| Set task |
Drop the images; return everything else in the listing below exactly.
-- Begin Available data --
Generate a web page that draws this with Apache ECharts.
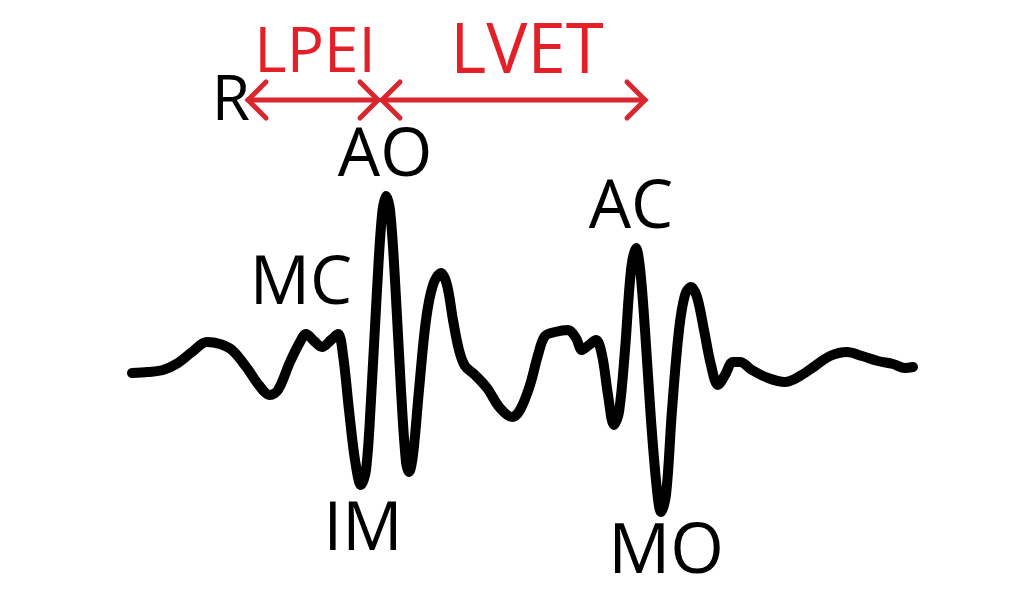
<!DOCTYPE html>
<html>
<head>
<meta charset="utf-8">
<style>html,body{margin:0;padding:0;background:#fff;}#c{width:1029px;height:605px;}</style>
<script src="https://cdn.jsdelivr.net/npm/echarts@6/dist/echarts.min.js"></script>
</head>
<body>
<div id="c"></div>
<script>
// time (arbitrary units) and amplitude of the traced waveform
const time = [132,148,163,178,192,207,220,232,247,258,270,278,290,300,306,314,322,331,338,343,349,355,361,366,371,377,382,386,390,395,401,406,409,413,419,426,433,441,447,453,459,465,475,487,500,512,520,530,538,545,555,568,576,582,589,596,602,608,614,619,625,631,636,640,645,651,657,661,666,672,679,685,691,697,704,711,718,725,733,740,752,768,785,800,815,830,847,862,878,893,905,913];
const amplitude = [-3,-2,0,7,18,28,26,20,2,-14,-25,-20,8,28,36,29,23,30,36,15,-40,-90,-115,-100,-30,80,155,174,160,90,-20,-92,-102,-85,-20,50,85,97,85,50,20,4,-5,-18,-38,-47,-40,-15,15,34,38,40,32,20,25,30,15,-25,-55,-42,20,100,122,102,40,-50,-120,-142,-125,-40,40,75,83,73,40,5,-15,-5,8,8,0,-8,-12,-6,4,14,18,14,9,6,2,3];

// black event labels: name, time, amplitude
const eventNames = ['R','MC','AO','IM','AC','MO'];
const eventTime  = [231,301,385,363,631,666];
const eventAmp   = [268,85,213,-161,161,-183];

// red interval labels and arrows
const intervalNames = ['LPEI','LVET'];
const intervalStart = [248,382];
const intervalEnd   = [378,645];
const intervalLabelTime = [315,527];
const intervalLabelAmp  = [316,317];
const arrowAmp = 270;
const headLen = 18;

const labelSize = {R:62, MC:67, AO:67, IM:67, AC:67, MO:69, LPEI:62, LVET:69};

const arrowPaths = [];
intervalNames.forEach((n,i)=>{
  const a = intervalStart[i], b = intervalEnd[i];
  arrowPaths.push({coords:[[a,arrowAmp],[b,arrowAmp]]});
  arrowPaths.push({coords:[[a+headLen,arrowAmp+headLen],[a,arrowAmp],[a+headLen,arrowAmp-headLen]]});
  arrowPaths.push({coords:[[b-headLen,arrowAmp+headLen],[b,arrowAmp],[b-headLen,arrowAmp-headLen]]});
});

const chart = echarts.init(document.getElementById('c'), null, {renderer:'canvas'});
chart.setOption({
  backgroundColor:'#ffffff',
  animation:false,
  grid:{left:0,right:0,top:0,bottom:0},
  xAxis:{type:'value',min:0,max:1029,show:false},
  yAxis:{type:'value',min:-235,max:370,show:false},
  series:[
    {
      type:'line',
      data: time.map((t,i)=>[t,amplitude[i]]),
      smooth:0.35,
      symbol:'none',
      lineStyle:{color:'#000',width:10,cap:'round',join:'round'},
      z:2
    },
    {
      type:'lines',
      coordinateSystem:'cartesian2d',
      polyline:true,
      data:arrowPaths,
      lineStyle:{color:'#d9262f',width:5,opacity:1,cap:'round',join:'miter'},
      z:3
    },
    {
      type:'scatter',
      symbolSize:0,
      itemStyle:{opacity:1},
      data: eventNames.map((n,i)=>({value:[eventTime[i],eventAmp[i]],name:n,label:{fontSize:labelSize[n]}})),
      label:{show:true,position:'inside',formatter:'{b}',color:'#000',opacity:1,
        fontFamily:'Open Sans',fontSize:67,align:'center',verticalAlign:'middle'},
      emphasis:{disabled:true},
      z:4
    },
    {
      type:'scatter',
      symbolSize:0,
      itemStyle:{opacity:1},
      data: intervalNames.map((n,i)=>({value:[intervalLabelTime[i],intervalLabelAmp[i]],name:n,label:{fontSize:labelSize[n]}})),
      label:{show:true,position:'inside',formatter:'{b}',color:'#e41f28',opacity:1,
        fontFamily:'Open Sans',fontSize:66,align:'center',verticalAlign:'middle'},
      emphasis:{disabled:true},
      z:4
    }
  ]
});
</script>
</body>
</html>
-- End Available data --
| The completed task |
Generate a web page that draws this with Apache ECharts.
<!DOCTYPE html>
<html>
<head>
<meta charset="utf-8">
<style>html,body{margin:0;padding:0;background:#fff;}#c{width:1029px;height:605px;}</style>
<script src="https://cdn.jsdelivr.net/npm/echarts@6/dist/echarts.min.js"></script>
</head>
<body>
<div id="c"></div>
<script>
// time (arbitrary units) and amplitude of the traced waveform
const time = [132,148,163,178,192,207,220,232,247,258,270,278,290,300,306,314,322,331,338,343,349,355,361,366,371,377,382,386,390,395,401,406,409,413,419,426,433,441,447,453,459,465,475,487,500,512,520,530,538,545,555,568,576,582,589,596,602,608,614,619,625,631,636,640,645,651,657,661,666,672,679,685,691,697,704,711,718,725,733,740,752,768,785,800,815,830,847,862,878,893,905,913];
const amplitude = [-3,-2,0,7,18,28,26,20,2,-14,-25,-20,8,28,36,29,23,30,36,15,-40,-90,-115,-100,-30,80,155,174,160,90,-20,-92,-102,-85,-20,50,85,97,85,50,20,4,-5,-18,-38,-47,-40,-15,15,34,38,40,32,20,25,30,15,-25,-55,-42,20,100,122,102,40,-50,-120,-142,-125,-40,40,75,83,73,40,5,-15,-5,8,8,0,-8,-12,-6,4,14,18,14,9,6,2,3];

// black event labels: name, time, amplitude
const eventNames = ['R','MC','AO','IM','AC','MO'];
const eventTime  = [231,301,385,363,631,666];
const eventAmp   = [268,85,213,-161,161,-183];

// red interval labels and arrows
const intervalNames = ['LPEI','LVET'];
const intervalStart = [248,382];
const intervalEnd   = [378,645];
const intervalLabelTime = [315,527];
const intervalLabelAmp  = [316,317];
const arrowAmp = 270;
const headLen = 18;

const labelSize = {R:62, MC:67, AO:67, IM:67, AC:67, MO:69, LPEI:62, LVET:69};

const arrowPaths = [];
intervalNames.forEach((n,i)=>{
  const a = intervalStart[i], b = intervalEnd[i];
  arrowPaths.push({coords:[[a,arrowAmp],[b,arrowAmp]]});
  arrowPaths.push({coords:[[a+headLen,arrowAmp+headLen],[a,arrowAmp],[a+headLen,arrowAmp-headLen]]});
  arrowPaths.push({coords:[[b-headLen,arrowAmp+headLen],[b,arrowAmp],[b-headLen,arrowAmp-headLen]]});
});

const chart = echarts.init(document.getElementById('c'), null, {renderer:'canvas'});
chart.setOption({
  backgroundColor:'#ffffff',
  animation:false,
  grid:{left:0,right:0,top:0,bottom:0},
  xAxis:{type:'value',min:0,max:1029,show:false},
  yAxis:{type:'value',min:-235,max:370,show:false},
  series:[
    {
      type:'line',
      data: time.map((t,i)=>[t,amplitude[i]]),
      smooth:0.35,
      symbol:'none',
      lineStyle:{color:'#000',width:10,cap:'round',join:'round'},
      z:2
    },
    {
      type:'lines',
      coordinateSystem:'cartesian2d',
      polyline:true,
      data:arrowPaths,
      lineStyle:{color:'#d9262f',width:5,opacity:1,cap:'round',join:'miter'},
      z:3
    },
    {
      type:'scatter',
      symbolSize:0,
      itemStyle:{opacity:1},
      data: eventNames.map((n,i)=>({value:[eventTime[i],eventAmp[i]],name:n,label:{fontSize:labelSize[n]}})),
      label:{show:true,position:'inside',formatter:'{b}',color:'#000',opacity:1,
        fontFamily:'Open Sans',fontSize:67,align:'center',verticalAlign:'middle'},
      emphasis:{disabled:true},
      z:4
    },
    {
      type:'scatter',
      symbolSize:0,
      itemStyle:{opacity:1},
      data: intervalNames.map((n,i)=>({value:[intervalLabelTime[i],intervalLabelAmp[i]],name:n,label:{fontSize:labelSize[n]}})),
      label:{show:true,position:'inside',formatter:'{b}',color:'#e41f28',opacity:1,
        fontFamily:'Open Sans',fontSize:66,align:'center',verticalAlign:'middle'},
      emphasis:{disabled:true},
      z:4
    }
  ]
});
</script>
</body>
</html>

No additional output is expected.